How we got our slice of venture capital pie
SMEasy CEO, Darlene Menzies gives us the top 5 strategies they focused on to be funding-ready
The investment followed a series of achievements for the startup including winning international awards, and a proven demand for their platform - having registered many small business customers onto the platform since the official launch in mid-2014
The investment from Grovest, which invests in early-stage businesses, was not a first for SMEasy. They also received venture capital from other companies including 4Di Capital and the ASISA Enterprise Development Fund.
At the announcement, the company said the investment from Grovest was further proof that venture capital culture is gaining traction in South Africa.
We speak to SMEasy CEO and serial entrepreneur, Darlene Menzies, about the top 5 strategies they focused on to become funding and investment-ready.
5 strategies SMEasy focused on to be funding-ready
- Product validation
Menzies says it is paramount to be able to demonstrate product validation by customers and partners when you are wanting to secure venture capital.
“While winning awards is impressive, the most compelling proof to validate your product’s merit is that customers are buying it and that they keep using it,” she says.
With awards such as the National Innovation Award and the World Summit Country Award, Menzies says they were also able to demonstrate to investors that not only were small business customers buying their product but they were sticking with it and their drop-off rate was very low.
She also adds that they also had endorsements from several blue chip companies who recognise SMEasy as an ideal solution for their enterprise development programme beneficiaries.
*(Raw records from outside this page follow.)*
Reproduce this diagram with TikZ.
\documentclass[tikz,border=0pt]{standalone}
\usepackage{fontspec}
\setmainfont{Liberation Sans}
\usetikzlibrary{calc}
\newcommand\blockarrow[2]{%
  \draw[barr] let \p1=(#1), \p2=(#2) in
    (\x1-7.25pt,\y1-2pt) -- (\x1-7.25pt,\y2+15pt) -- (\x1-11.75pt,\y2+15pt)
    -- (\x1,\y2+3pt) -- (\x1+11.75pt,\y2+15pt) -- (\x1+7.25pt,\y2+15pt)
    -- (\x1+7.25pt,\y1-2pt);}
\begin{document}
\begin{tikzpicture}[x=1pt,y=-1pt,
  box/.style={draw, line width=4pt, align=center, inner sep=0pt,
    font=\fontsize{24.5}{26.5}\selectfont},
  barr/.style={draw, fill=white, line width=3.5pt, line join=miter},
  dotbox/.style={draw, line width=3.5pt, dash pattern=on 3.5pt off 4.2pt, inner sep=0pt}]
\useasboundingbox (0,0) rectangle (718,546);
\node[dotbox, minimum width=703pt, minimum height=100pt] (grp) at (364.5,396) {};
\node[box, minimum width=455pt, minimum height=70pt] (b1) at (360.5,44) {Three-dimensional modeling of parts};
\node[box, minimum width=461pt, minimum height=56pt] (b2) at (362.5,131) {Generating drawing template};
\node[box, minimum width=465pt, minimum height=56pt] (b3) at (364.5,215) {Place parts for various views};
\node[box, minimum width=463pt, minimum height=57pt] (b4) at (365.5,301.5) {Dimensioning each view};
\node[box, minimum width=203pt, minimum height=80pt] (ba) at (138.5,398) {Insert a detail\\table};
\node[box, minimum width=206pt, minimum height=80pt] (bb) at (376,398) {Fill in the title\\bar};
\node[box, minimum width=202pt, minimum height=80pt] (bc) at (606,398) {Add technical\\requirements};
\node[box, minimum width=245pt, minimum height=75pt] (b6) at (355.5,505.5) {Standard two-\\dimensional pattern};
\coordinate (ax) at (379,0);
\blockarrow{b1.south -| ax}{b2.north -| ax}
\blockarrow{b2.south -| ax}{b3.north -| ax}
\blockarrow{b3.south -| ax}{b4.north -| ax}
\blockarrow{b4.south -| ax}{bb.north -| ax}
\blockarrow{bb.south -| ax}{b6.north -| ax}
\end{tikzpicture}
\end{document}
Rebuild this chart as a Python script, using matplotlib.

The product enjoys widespread validation and is promoted by national stakeholders including USAID Financial Sector Programme and the South African Institute for Professional Accountants (SAIPA).
- Early traction
“Early traction goes hand in hand with product validation,” Menzies says and adds, “Investors want to see traction!! Traction simply means sales have started to flow, that customers are buying your product. It doesn’t matter how impressive a product looks and sounds when you pitch and do a demo; if you have no customers investors are very reticent to invest. Early sales are the key to securing investment, it gives the investor the assurance that people are willing to spend money to buy your product.”
- Strong team
Investors know that your team is the make-or-break of your business, explains Menzies, “No matter how passionate you are as the owner, when your business starts to scale it’s the quality of your team that will determine your success or demise.”
Investors want to see that you have people with the appropriate skills and experience to ensure success. “Building a strong team is often difficult in the beginning months and years of the business as you often can’t afford large salaries although you want to secure the best staff. The secret is in selecting the right people, skilled people who are passionate about your product and willing to stick with you through the lean years,” advises Menzies.
SMEasy’s Grovest deal also includes the appointment of non-executive director, Clive Butkow, as chairman of the board. Former chief operating officer at Accenture South Africa, Butkow brings with him 28 years’ experience in management consulting.
A strong networker herself, Menzies is on the board of the Durban Chamber of Commerce and works across business, government and civil society sectors nationally.
- Sound financial management
One of the key components to readying yourself for investment is to ensure your finances are in order. Menzies says, “Good recordkeeping and accounting is crucial, not only for decision making in your business, but also in preparation for the due diligence prospective investors will undertake.”
You have to be able to produce financial statements that have been audited or signed off by an accountant and also have up to date management accounts, Menzies states. “Even as a small business initially, we chose a large company, Deloitte, as our auditors to give prospective investors the peace of mind that our finances were overseen by a well-known and respected auditing company.”
- Credible financial model (your projections)
“Developing a financial model is a critical part of preparing for investment,” says Menzies, adding that you need to produce a spreadsheet that shows your projected income and expenses over three years demonstrating that the business is going to make decent profits and is therefore worth investing in.
“It is wise to put it together in a way that enables you to create various scenarios i.e. if you change your sales projections it should alter the related figures such as the revenue and profit; this way you can easily demonstrate to investors how an increase or decrease in sales affects the profitability of the business. It is very important that you are very familiar with your financial model; even if it developed by a consultant, you need to get your head around the figures and understand how to change it so that you are confident in presenting it to investors and are able to answer any questions,” concludes Menzies.
With a mandate to investing in high growth, scalable, disruptive private companies, Grovest found SMEasy's financial model credible enough for them to invest in and assisting them by providing both growth capital and management support to gain traction and scale.